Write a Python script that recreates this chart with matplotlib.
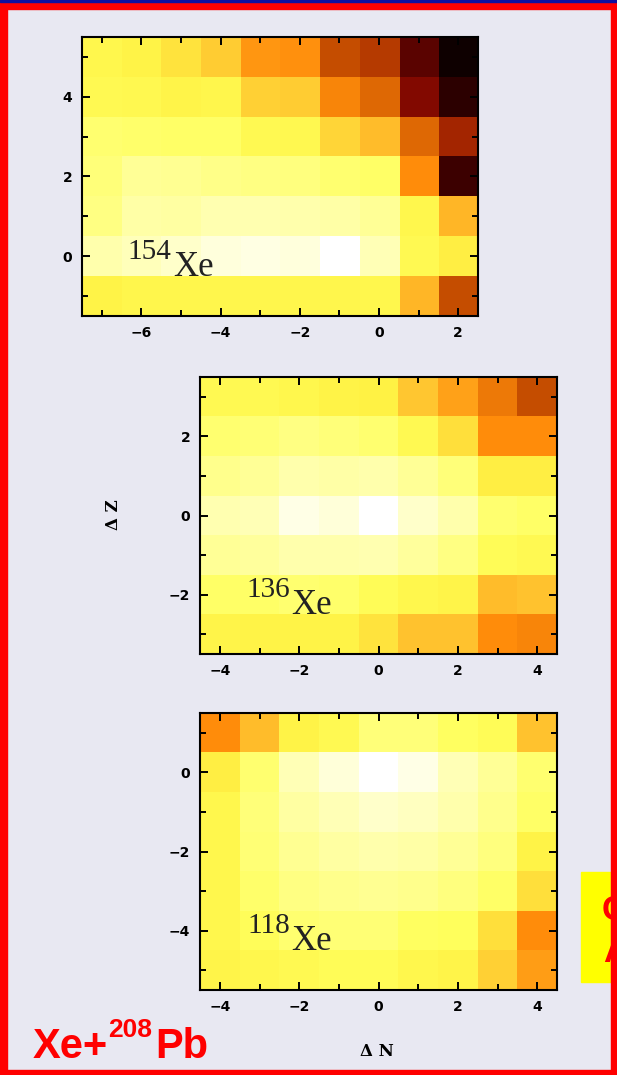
import numpy as np
import matplotlib.pyplot as plt
from matplotlib.colors import LinearSegmentedColormap
from matplotlib.patches import Rectangle
from matplotlib.ticker import MultipleLocator

# relative isotope yields on the (dN, dZ) grid, rows listed from top dZ down
dn_154 = [-7, -6, -5, -4, -3, -2, -1, 0, 1, 2]
dz_154 = [5, 4, 3, 2, 1, 0, -1]
yield_154 = [
    [0.64, 0.61, 0.57, 0.52, 0.42, 0.41, 0.30, 0.27, 0.14, 0.01],
    [0.66, 0.65, 0.62, 0.63, 0.53, 0.52, 0.39, 0.34, 0.19, 0.07],
    [0.74, 0.73, 0.72, 0.72, 0.66, 0.65, 0.54, 0.49, 0.34, 0.24],
    [0.76, 0.82, 0.81, 0.79, 0.78, 0.77, 0.74, 0.72, 0.40, 0.10],
    [0.78, 0.85, 0.84, 0.87, 0.87, 0.86, 0.85, 0.82, 0.64, 0.48],
    [0.86, 0.89, 0.915, 0.945, 0.955, 0.945, 1.00, 0.88, 0.66, 0.59],
    [0.61, 0.63, 0.63, 0.63, 0.63, 0.63, 0.63, 0.64, 0.48, 0.30],
]

dn_136 = [-4, -3, -2, -1, 0, 1, 2, 3, 4]
dz_136 = [3, 2, 1, 0, -1, -2, -3]
yield_136 = [
    [0.66, 0.66, 0.64, 0.61, 0.60, 0.51, 0.44, 0.37, 0.30],
    [0.74, 0.75, 0.78, 0.76, 0.74, 0.66, 0.56, 0.40, 0.40],
    [0.80, 0.82, 0.86, 0.85, 0.86, 0.82, 0.76, 0.59, 0.59],
    [0.87, 0.88, 0.96, 0.94, 1.00, 0.915, 0.86, 0.74, 0.72],
    [0.82, 0.83, 0.86, 0.86, 0.87, 0.83, 0.78, 0.68, 0.66],
    [0.72, 0.72, 0.74, 0.73, 0.68, 0.64, 0.62, 0.49, 0.50],
    [0.62, 0.61, 0.61, 0.61, 0.57, 0.50, 0.50, 0.40, 0.39],
]

dn_118 = [-4, -3, -2, -1, 0, 1, 2, 3, 4]
dz_118 = [1, 0, -1, -2, -3, -4, -5]
yield_118 = [
    [0.40, 0.49, 0.61, 0.66, 0.76, 0.76, 0.71, 0.68, 0.50],
    [0.59, 0.74, 0.88, 0.94, 1.00, 0.96, 0.88, 0.82, 0.74],
    [0.64, 0.76, 0.84, 0.88, 0.915, 0.90, 0.86, 0.80, 0.72],
    [0.64, 0.75, 0.81, 0.84, 0.86, 0.85, 0.82, 0.77, 0.61],
    [0.64, 0.73, 0.78, 0.80, 0.81, 0.80, 0.77, 0.72, 0.56],
    [0.64, 0.69, 0.74, 0.75, 0.75, 0.71, 0.70, 0.56, 0.40],
    [0.62, 0.64, 0.66, 0.68, 0.68, 0.64, 0.62, 0.53, 0.43],
]

masses = ["154", "136", "118"]
label_at = [(-5.2, -0.5), (-2.2, -2.5), (-2.2, -4.5)]

W, H = 617, 1075
plt.rcParams["font.weight"] = "bold"

# black -> dark red -> orange -> yellow -> white
cmap = LinearSegmentedColormap.from_list("yield", [
    (0.00, (0.04, 0.00, 0.00)),
    (0.10, (0.24, 0.00, 0.00)),
    (0.20, (0.55, 0.04, 0.00)),
    (0.30, (0.78, 0.31, 0.00)),
    (0.40, (1.00, 0.55, 0.04)),
    (0.50, (1.00, 0.76, 0.18)),
    (0.60, (1.00, 0.95, 0.27)),
    (0.70, (1.00, 1.00, 0.36)),
    (0.80, (1.00, 1.00, 0.55)),
    (0.90, (1.00, 1.00, 0.75)),
    (1.00, (1.00, 1.00, 1.00)),
])


def box(x0, y0, x1, y1):
    return [x0 / W, 1 - y1 / H, (x1 - x0) / W, (y1 - y0) / H]


fig = plt.figure(figsize=(W / 100, H / 100), dpi=100)
fig.patch.set_facecolor("#e8e8f2")

panels = [
    (box(82, 37, 478, 316), dn_154, dz_154, yield_154),
    (box(200, 377, 557, 654), dn_136, dz_136, yield_136),
    (box(200, 713, 557, 990), dn_118, dz_118, yield_118),
]

for (rect, dn, dz, vals), mass, (lx, ly) in zip(panels, masses, label_at):
    ax = fig.add_axes(rect)
    ax.imshow(np.array(vals), cmap=cmap, vmin=0, vmax=1, origin="upper",
              extent=(dn[0] - 0.5, dn[-1] + 0.5, dz[-1] - 0.5, dz[0] + 0.5),
              aspect="auto", interpolation="nearest")
    for axis in (ax.xaxis, ax.yaxis):
        axis.set_major_locator(MultipleLocator(2))
        axis.set_minor_locator(MultipleLocator(1))
    ax.tick_params(which="both", direction="in", top=True, right=True,
                   width=1.4, labelsize=10, pad=7)
    ax.tick_params(which="major", length=6)
    ax.tick_params(which="minor", length=4)
    for s in ax.spines.values():
        s.set_linewidth(1.5)
    ax.text(lx, ly, "Xe", fontsize=25, family="Liberation Serif",
            weight="normal", color="#222222", ha="left", va="baseline")
    ax.annotate(mass, xy=(lx, ly), xytext=(-1, 12.5), textcoords="offset points",
                fontsize=21, family="Liberation Serif", weight="normal",
                color="#222222", ha="right", va="baseline")

fig.text(113 / W, 1 - 515 / H, "Δ Z", rotation=90, fontsize=12,
         family="DejaVu Serif", ha="center", va="center")
fig.text(377 / W, 1 - 1052 / H, "Δ N", fontsize=12,
         family="DejaVu Serif", ha="center", va="center")

# reaction label
red = "#ff0000"
fig.text(33 / W, 1 - 1058 / H, "Xe+", fontsize=30, family="Liberation Sans",
         color=red, ha="left", va="baseline")
fig.text(108 / W, 1 - 1037 / H, "208", fontsize=19, family="Liberation Sans",
         color=red, ha="left", va="baseline")
fig.text(155 / W, 1 - 1058 / H, "Pb", fontsize=30, family="Liberation Sans",
         color=red, ha="left", va="baseline")

# yellow note box running off the right edge
note = Rectangle((581 / W, 1 - 982 / H), 36 / W, 110 / H,
                 transform=fig.transFigure, color="#ffff00", zorder=1)
fig.patches.append(note)
for ch, x, y in [("C", 602, 920), ("A", 603, 962)]:
    t = fig.text(x / W, 1 - y / H, ch, fontsize=25, family="Liberation Sans",
                 color=red, ha="left", va="baseline", zorder=2)
    t.set_clip_path(note)

# red frame around the slide
for x0, y0, x1, y1 in [(0, 0, 617, 9), (0, 0, 7, 1075), (611, 0, 617, 1075),
                       (0, 1070, 617, 1075)]:
    fig.patches.append(Rectangle((x0 / W, 1 - y1 / H), (x1 - x0) / W, (y1 - y0) / H,
                                 transform=fig.transFigure, color=red, zorder=3))
fig.patches.append(Rectangle((0, 1 - 1.5 / H), 1, 1.5 / H,
                             transform=fig.transFigure, color="#1010a0", zorder=4))

fig.savefig("out.png", dpi=100, facecolor=fig.get_facecolor())
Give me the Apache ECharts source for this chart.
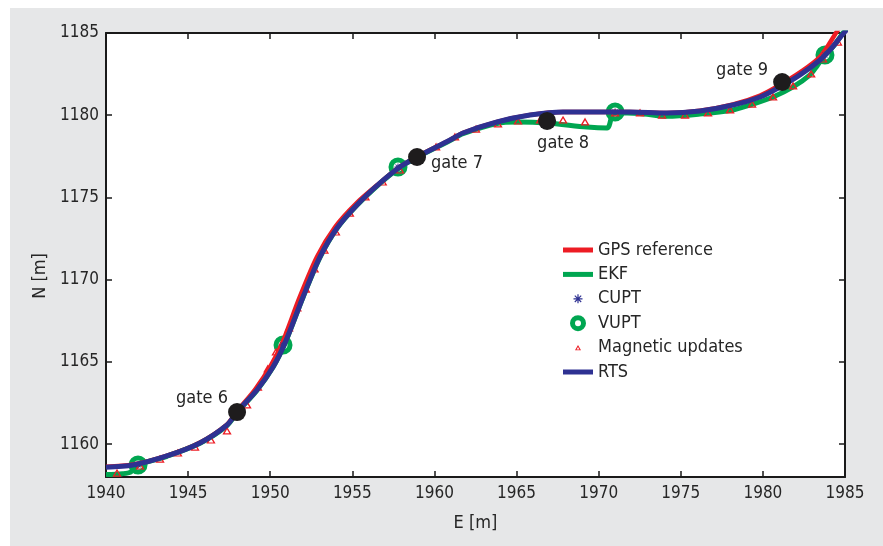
<!DOCTYPE html>
<html>
<head>
<meta charset="utf-8">
<script src="https://cdn.jsdelivr.net/npm/echarts@6/dist/echarts.min.js"></script>
<style>
  html, body { margin: 0; padding: 0; background: #fff; }
  #chart { width: 883px; height: 546px; }
</style>
</head>
<body>
<div id="chart"></div>
<script>
// ticks
const xTicks = [1940, 1945, 1950, 1955, 1960, 1965, 1970, 1975, 1980, 1985];
const yTicks = [1160, 1165, 1170, 1175, 1180, 1185];

// RTS smoother track [E, N]
const rtsTrack = [
  [1940.0, 1158.6], [1941.64, 1158.73], [1943.71, 1159.28], [1945.72, 1160.07],
  [1947.37, 1161.16], [1947.98, 1161.95], [1949.19, 1163.29], [1950.17, 1164.69],
  [1950.9, 1166.15], [1952.0, 1168.95], [1953.03, 1171.38], [1954.07, 1173.14],
  [1955.28, 1174.54], [1956.69, 1175.88], [1957.9, 1176.85], [1958.94, 1177.46],
  [1960.95, 1178.49], [1961.74, 1178.92], [1963.81, 1179.59], [1965.82, 1180.01],
  [1967.83, 1180.2], [1969.9, 1180.2], [1971.91, 1180.2], [1974.16, 1180.13],
  [1976.17, 1180.26], [1978.18, 1180.62], [1979.83, 1181.11], [1981.04, 1181.72],
  [1982.26, 1182.45], [1983.48, 1183.36], [1984.09, 1183.97], [1984.88, 1184.94],
  [1985.2, 1185.3]
];

// GPS reference track
const gpsTrack = [
  [1940.0, 1158.62], [1941.64, 1158.76], [1943.71, 1159.3], [1945.72, 1160.1],
  [1947.37, 1161.2], [1947.98, 1162.0], [1949.1, 1163.35], [1950.05, 1164.8],
  [1950.75, 1166.2], [1951.8, 1168.95], [1952.85, 1171.4], [1953.95, 1173.2],
  [1955.2, 1174.6], [1956.69, 1175.9], [1957.9, 1176.87], [1958.94, 1177.48],
  [1960.95, 1178.5], [1961.74, 1178.93], [1963.81, 1179.6], [1965.82, 1180.02],
  [1967.83, 1180.2], [1969.9, 1180.2], [1971.91, 1180.2], [1974.16, 1180.14],
  [1976.17, 1180.28], [1978.18, 1180.66], [1979.83, 1181.2], [1981.04, 1181.85],
  [1982.26, 1182.6], [1983.48, 1183.55], [1984.45, 1185.0], [1984.7, 1185.4]
];

// EKF track
const ekfTrack = [
  [1940.0, 1158.15], [1941.0, 1158.2], [1941.5, 1158.3], [1941.95, 1158.73],
  [1943.71, 1159.26], [1945.72, 1160.05], [1947.37, 1161.13], [1947.98, 1161.92],
  [1949.19, 1163.27], [1950.17, 1164.67], [1950.9, 1166.13], [1952.0, 1168.93],
  [1953.03, 1171.35], [1954.07, 1173.12], [1955.28, 1174.52], [1956.69, 1175.86],
  [1957.9, 1176.83], [1958.94, 1177.44], [1960.95, 1178.46], [1961.74, 1178.88],
  [1963.81, 1179.5], [1965.03, 1179.59], [1966.86, 1179.53], [1969.29, 1179.28],
  [1970.51, 1179.22], [1970.95, 1180.15], [1972.5, 1180.1], [1974.16, 1179.93],
  [1976.17, 1180.07], [1978.18, 1180.32], [1979.22, 1180.62], [1980.62, 1181.11],
  [1981.84, 1181.72], [1982.87, 1182.45], [1983.3, 1183.0], [1983.78, 1183.66],
  [1984.3, 1184.2], [1984.88, 1185.0], [1985.2, 1185.4]
];

// CUPT and VUPT update positions
const cuptPoints = [
  [1941.95, 1158.73], [1950.78, 1166.03], [1957.78, 1176.85], [1971.0, 1180.2], [1983.78, 1183.66]
];
const vuptPoints = [
  [1941.95, 1158.73], [1950.78, 1166.03], [1957.78, 1176.85], [1971.0, 1180.2], [1983.78, 1183.66]
];

// magnetic updates
const magPoints = [
  [1940.67, 1158.24], [1942.07, 1158.67], [1943.29, 1159.09], [1944.38, 1159.46],
  [1945.42, 1159.82], [1946.39, 1160.25], [1947.37, 1160.8], [1948.59, 1162.38],
  [1949.25, 1163.47], [1949.85, 1164.57], [1950.35, 1165.6], [1951.15, 1167.06],
  [1951.65, 1168.28], [1952.17, 1169.43], [1952.7, 1170.65], [1953.3, 1171.8],
  [1954.0, 1172.9], [1954.85, 1174.05], [1955.8, 1175.03], [1956.85, 1175.94],
  [1957.9, 1176.67], [1959.0, 1177.4], [1960.1, 1178.07], [1961.25, 1178.68],
  [1962.53, 1179.16], [1963.87, 1179.47], [1965.09, 1179.65], [1966.43, 1179.71],
  [1967.83, 1179.71], [1969.17, 1179.59], [1971.0, 1180.14], [1972.52, 1180.14],
  [1973.86, 1180.01], [1975.26, 1180.01], [1976.66, 1180.14], [1978.0, 1180.32],
  [1979.34, 1180.68], [1980.62, 1181.11], [1981.84, 1181.78], [1982.94, 1182.51],
  [1983.66, 1183.42], [1984.57, 1184.45]
];

// gates
const gateNames = ['gate 6', 'gate 7', 'gate 8', 'gate 9'];
const gateE = [1947.98, 1958.94, 1966.86, 1981.17];
const gateN = [1161.95, 1177.46, 1179.65, 1182.02];

const gateLabelOffsets = {
  'gate 6': [-35, -14],
  'gate 7': [40, 6],
  'gate 8': [16, 22],
  'gate 9': [-40, -12]
};

const RED = '#ed1c24';
const GREEN = '#00a651';
const BLUE = '#2e3192';
const INK = '#262626';
const FONT = "'DejaVu Sans Condensed', 'Liberation Sans', sans-serif";

// legend icons in a 30x17 box (corner points fix the box)
const BOX = 'M0,0L0,0M30,17L30,17';
const iconLine = 'path://' + BOX + 'M0,6H30V11H0Z';
const iconStar = 'path://' + BOX +
  'M10.5,7.9H19.5V9.1H10.5Z M14.4,4H15.6V13H14.4Z' +
  'M11.4,5.7L12.2,4.9L18.6,11.3L17.8,12.1Z M17.8,4.9L18.6,5.7L12.2,12.1L11.4,11.3Z';
const iconRing = 'path://' + BOX +
  'M7,8.5A8,8 0 1,0 23,8.5A8,8 0 1,0 7,8.5Z M12,8.5A3,3 0 1,1 18,8.5A3,3 0 1,1 12,8.5Z';
const iconTri = 'path://' + BOX +
  'M12,11.2L15,5.8L18,11.2Z M13.6,10.4L16.4,10.4L15,7.9Z';
const starSymbol = 'path://M0,4.3H10V5.7H0Z M4.3,0H5.7V10H4.3Z M1,1.9L1.9,1L9,8.1L8.1,9Z M8.1,1L9,1.9L1.9,9L1,8.1Z';

const chart = echarts.init(document.getElementById('chart'));

const axisCommon = {
  type: 'value',
  axisLine: { show: true, onZero: false, lineStyle: { color: '#1a1a1a', width: 2 } },
  axisTick: { show: true, inside: true, length: 6, lineStyle: { color: '#1a1a1a', width: 1.5 } },
  splitLine: { show: false }
};

const plain = v => String(v);

const option = {
  backgroundColor: '#e6e7e8',
  animation: false,
  textStyle: { fontFamily: FONT },
  graphic: [
    { type: 'rect', left: 0, top: 0, shape: { width: 10, height: 546 }, style: { fill: '#fff' }, silent: true },
    { type: 'rect', left: 0, top: 0, shape: { width: 883, height: 8 }, style: { fill: '#fff' }, silent: true },
    {
      type: 'text', x: 40, y: 276, rotation: Math.PI / 2,
      style: { text: 'N [m]', fill: INK, font: '18px ' + FONT, align: 'center', verticalAlign: 'middle' }
    }
  ],
  grid: {
    left: 106, top: 33, width: 739, height: 444,
    containLabel: false,
    show: true, backgroundColor: '#fff', borderWidth: 0
  },
  xAxis: [
    Object.assign({}, axisCommon, {
      min: 1940, max: 1985, interval: 5, position: 'bottom',
      name: 'E [m]', nameLocation: 'middle', nameGap: 37,
      nameTextStyle: { color: INK, fontSize: 18, fontFamily: FONT },
      axisTick: Object.assign({}, axisCommon.axisTick, { customValues: xTicks }),
      axisLabel: { customValues: xTicks, formatter: plain, color: INK, fontSize: 17, fontFamily: FONT, margin: 8 }
    }),
    Object.assign({}, axisCommon, {
      min: 1940, max: 1985, interval: 5, position: 'top',
      axisTick: Object.assign({}, axisCommon.axisTick, { customValues: xTicks }),
      axisLabel: { show: false }
    })
  ],
  yAxis: [
    Object.assign({}, axisCommon, {
      min: 1158, max: 1185, position: 'left',
      axisTick: Object.assign({}, axisCommon.axisTick, { customValues: yTicks }),
      axisLabel: { customValues: yTicks, formatter: plain, color: INK, fontSize: 17, fontFamily: FONT, margin: 7 }
    }),
    Object.assign({}, axisCommon, {
      min: 1158, max: 1185, position: 'right',
      axisTick: Object.assign({}, axisCommon.axisTick, { customValues: yTicks }),
      axisLabel: { show: false }
    })
  ],
  legend: {
    orient: 'vertical',
    left: 563, top: 241, padding: 0,
    itemWidth: 30, itemHeight: 17, itemGap: 6.4,
    selectedMode: false,
    itemStyle: { borderWidth: 0 },
    textStyle: { color: INK, fontSize: 18, fontFamily: FONT },
    data: [
      { name: 'GPS reference', icon: iconLine, itemStyle: { color: RED, borderWidth: 0 } },
      { name: 'EKF', icon: iconLine, itemStyle: { color: GREEN, borderWidth: 0 } },
      { name: 'CUPT', icon: iconStar, itemStyle: { color: BLUE, borderWidth: 0 } },
      { name: 'VUPT', icon: iconRing, itemStyle: { color: GREEN, borderWidth: 0 } },
      { name: 'Magnetic updates', icon: iconTri, itemStyle: { color: RED, borderWidth: 0 } },
      { name: 'RTS', icon: iconLine, itemStyle: { color: BLUE, borderWidth: 0 } }
    ]
  },
  series: [
    {
      name: 'VUPT', type: 'scatter', z: 1,
      symbol: 'circle', symbolSize: 14,
      itemStyle: { color: 'rgba(0,0,0,0)', borderColor: GREEN, borderWidth: 5, opacity: 1 },
      data: vuptPoints
    },
    {
      name: 'GPS reference', type: 'line', z: 2, showSymbol: false, symbol: 'none',
      smooth: 0.3, color: RED, lineStyle: { color: RED, width: 4.5 },
      data: gpsTrack
    },
    {
      name: 'EKF', type: 'line', z: 3, showSymbol: false, symbol: 'none',
      smooth: 0.3, color: GREEN, lineStyle: { color: GREEN, width: 5 },
      data: ekfTrack
    },
    {
      name: 'CUPT', type: 'scatter', z: 4,
      symbol: starSymbol, symbolSize: 7,
      itemStyle: { color: BLUE, opacity: 1 },
      data: cuptPoints
    },
    {
      name: 'Magnetic updates', type: 'scatter', z: 4,
      symbol: 'triangle', symbolSize: [7, 6],
      itemStyle: { color: 'rgba(0,0,0,0)', borderColor: RED, borderWidth: 1.3, opacity: 1 },
      data: magPoints
    },
    {
      name: 'RTS', type: 'line', z: 5, showSymbol: false, symbol: 'none',
      smooth: 0.3, color: BLUE, lineStyle: { color: BLUE, width: 5 },
      data: rtsTrack
    },
    {
      name: 'gates', type: 'scatter', z: 6,
      symbol: 'circle', symbolSize: 18,
      itemStyle: { color: '#1e1c1d', opacity: 1 },
      data: gateNames.map((g, i) => ({
        value: [gateE[i], gateN[i]],
        label: {
          show: true, formatter: g, position: 'inside',
          offset: gateLabelOffsets[g], align: 'center', verticalAlign: 'middle',
          color: INK, fontSize: 18, fontFamily: FONT
        }
      }))
    }
  ]
};

chart.setOption(option);
</script>
</body>
</html>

Work to complete: From the line containing "Give me the" through the line containing "const yTicks = [1160, 1165, 1170, 1175, 1180, 1185];", copy every line above exactly, without pictures.

Task response:
Give me the Apache ECharts source for this chart.
<!DOCTYPE html>
<html>
<head>
<meta charset="utf-8">
<script src="https://cdn.jsdelivr.net/npm/echarts@6/dist/echarts.min.js"></script>
<style>
  html, body { margin: 0; padding: 0; background: #fff; }
  #chart { width: 883px; height: 546px; }
</style>
</head>
<body>
<div id="chart"></div>
<script>
// ticks
const xTicks = [1940, 1945, 1950, 1955, 1960, 1965, 1970, 1975, 1980, 1985];
const yTicks = [1160, 1165, 1170, 1175, 1180, 1185];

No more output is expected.